begin

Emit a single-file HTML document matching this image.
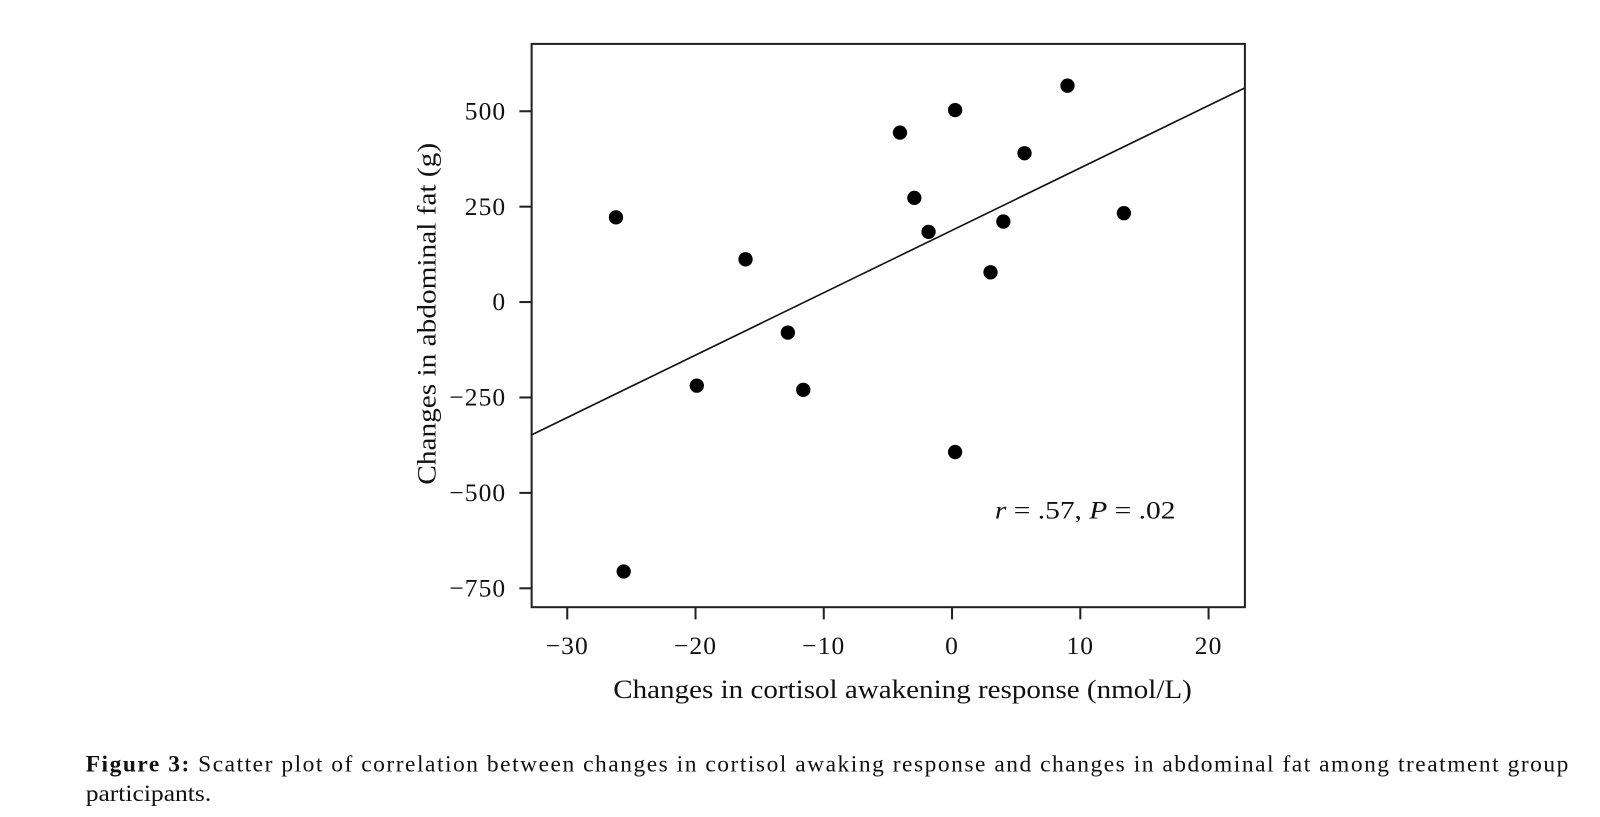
<!DOCTYPE html>
<html><head><meta charset="utf-8"><style>
html,body{margin:0;padding:0;background:#fff;width:1600px;height:817px;overflow:hidden}
text{font-family:"Liberation Serif",serif;fill:#111}
</style></head><body>
<svg id="chart" width="1600" height="817" viewBox="0 0 1568 800.6" xmlns="http://www.w3.org/2000/svg">
<g id="plot"></g>
<text x="975" y="508" font-size="25" textLength="177" lengthAdjust="spacingAndGlyphs"><tspan font-style="italic">r</tspan> = .57, <tspan font-style="italic">P</tspan> = .02</text>
<text x="601" y="684" font-size="26" textLength="567" lengthAdjust="spacingAndGlyphs">Changes in cortisol awakening response (nmol/L)</text>
<text transform="translate(427,475) rotate(-90)" font-size="26" textLength="335" lengthAdjust="spacingAndGlyphs">Changes in abdominal fat (g)</text>
<text x="84" y="756" font-size="23" textLength="1453" lengthAdjust="spacing"><tspan font-weight="bold">Figure 3:</tspan> Scatter plot of correlation between changes in cortisol awaking response and changes in abdominal fat among treatment group</text>
<text x="84" y="785" font-size="23" textLength="123" lengthAdjust="spacingAndGlyphs">participants.</text>
</svg>
<script>
const xVals=[-26.2,-25.6,-19.9,-16.1,-12.8,-11.6,-4.06,-2.94,-1.83,0.24,0.24,3.0,4.0,5.65,9.0,13.4];
const yVals=[222,-706,-219,112,-80,-230,444,273,184,503,-393,78,211,390,567,233];
const xTicks=[-30,-20,-10,0,10,20];
const yTicks=[500,250,0,-250,-500,-750];
const yTickLabels=["500","250","0","\u2212250","\u2212500","\u2212750"];
const xTickLabels=["\u221230","\u221220","\u221210","0","10","20"];
const fitSlope=16.35, fitIntercept=188;
const L=521,R=1220,T=43,B=595;
const xMin=(L-933)/12.57, xMax=(R-933)/12.57;
const sx=v=>933+v*12.57, sy=v=>296-v*0.374;
const ns="http://www.w3.org/2000/svg", g=document.getElementById('plot');
function mk(t,a){const e=document.createElementNS(ns,t);for(const k in a)e.setAttribute(k,a[k]);g.appendChild(e);return e;}
let f=mk('rect',{x:L,y:T,width:R-L,height:B-T,fill:'none',stroke:'#222','stroke-width':2});


xTicks.forEach((v,i)=>{
 let t=mk('line',{x1:sx(v),x2:sx(v),y1:B,y2:B+12,stroke:'#222','stroke-width':2});
 
 
 let l=mk('text',{x:sx(v),y:B+46,'font-size':25,'text-anchor':'middle','letter-spacing':1});l.textContent=xTickLabels[i];
 
 
});
yTicks.forEach((v,i)=>{
 let t=mk('line',{x1:L-12,x2:L,y1:sy(v),y2:sy(v),stroke:'#222','stroke-width':2});
 
 
 let l=mk('text',{x:L-25,y:sy(v)+8,'font-size':25,'text-anchor':'end','letter-spacing':1});l.textContent=yTickLabels[i];
 
 
});
let ln=mk('line',{x1:sx(xMin),y1:sy(fitIntercept+fitSlope*xMin),x2:sx(xMax),y2:sy(fitIntercept+fitSlope*xMax),stroke:'#111','stroke-width':1.6});


xVals.forEach((v,i)=>{
 let c=mk('circle',{cx:sx(v),cy:sy(yVals[i]),r:7,fill:'#000'});
 
 
});
</script>
</body></html>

end

Task statement: Pictures are to be left out; repeat all the remaining data exactly.

The answer:
Emit a single-file HTML document matching this image.
<!DOCTYPE html>
<html><head><meta charset="utf-8"><style>
html,body{margin:0;padding:0;background:#fff;width:1600px;height:817px;overflow:hidden}
text{font-family:"Liberation Serif",serif;fill:#111}
</style></head><body>
<svg id="chart" width="1600" height="817" viewBox="0 0 1568 800.6" xmlns="http://www.w3.org/2000/svg">
<g id="plot"></g>
<text x="975" y="508" font-size="25" textLength="177" lengthAdjust="spacingAndGlyphs"><tspan font-style="italic">r</tspan> = .57, <tspan font-style="italic">P</tspan> = .02</text>
<text x="601" y="684" font-size="26" textLength="567" lengthAdjust="spacingAndGlyphs">Changes in cortisol awakening response (nmol/L)</text>
<text transform="translate(427,475) rotate(-90)" font-size="26" textLength="335" lengthAdjust="spacingAndGlyphs">Changes in abdominal fat (g)</text>
<text x="84" y="756" font-size="23" textLength="1453" lengthAdjust="spacing"><tspan font-weight="bold">Figure 3:</tspan> Scatter plot of correlation between changes in cortisol awaking response and changes in abdominal fat among treatment group</text>
<text x="84" y="785" font-size="23" textLength="123" lengthAdjust="spacingAndGlyphs">participants.</text>
</svg>
<script>
const xVals=[-26.2,-25.6,-19.9,-16.1,-12.8,-11.6,-4.06,-2.94,-1.83,0.24,0.24,3.0,4.0,5.65,9.0,13.4];
const yVals=[222,-706,-219,112,-80,-230,444,273,184,503,-393,78,211,390,567,233];
const xTicks=[-30,-20,-10,0,10,20];
const yTicks=[500,250,0,-250,-500,-750];
const yTickLabels=["500","250","0","\u2212250","\u2212500","\u2212750"];
const xTickLabels=["\u221230","\u221220","\u221210","0","10","20"];
const fitSlope=16.35, fitIntercept=188;
const L=521,R=1220,T=43,B=595;
const xMin=(L-933)/12.57, xMax=(R-933)/12.57;
const sx=v=>933+v*12.57, sy=v=>296-v*0.374;
const ns="http://www.w3.org/2000/svg", g=document.getElementById('plot');
function mk(t,a){const e=document.createElementNS(ns,t);for(const k in a)e.setAttribute(k,a[k]);g.appendChild(e);return e;}
let f=mk('rect',{x:L,y:T,width:R-L,height:B-T,fill:'none',stroke:'#222','stroke-width':2});


xTicks.forEach((v,i)=>{
 let t=mk('line',{x1:sx(v),x2:sx(v),y1:B,y2:B+12,stroke:'#222','stroke-width':2});
 
 
 let l=mk('text',{x:sx(v),y:B+46,'font-size':25,'text-anchor':'middle','letter-spacing':1});l.textContent=xTickLabels[i];
 
 
});
yTicks.forEach((v,i)=>{
 let t=mk('line',{x1:L-12,x2:L,y1:sy(v),y2:sy(v),stroke:'#222','stroke-width':2});
 
 
 let l=mk('text',{x:L-25,y:sy(v)+8,'font-size':25,'text-anchor':'end','letter-spacing':1});l.textContent=yTickLabels[i];
 
 
});
let ln=mk('line',{x1:sx(xMin),y1:sy(fitIntercept+fitSlope*xMin),x2:sx(xMax),y2:sy(fitIntercept+fitSlope*xMax),stroke:'#111','stroke-width':1.6});


xVals.forEach((v,i)=>{
 let c=mk('circle',{cx:sx(v),cy:sy(yVals[i]),r:7,fill:'#000'});
 
 
});
</script>
</body></html>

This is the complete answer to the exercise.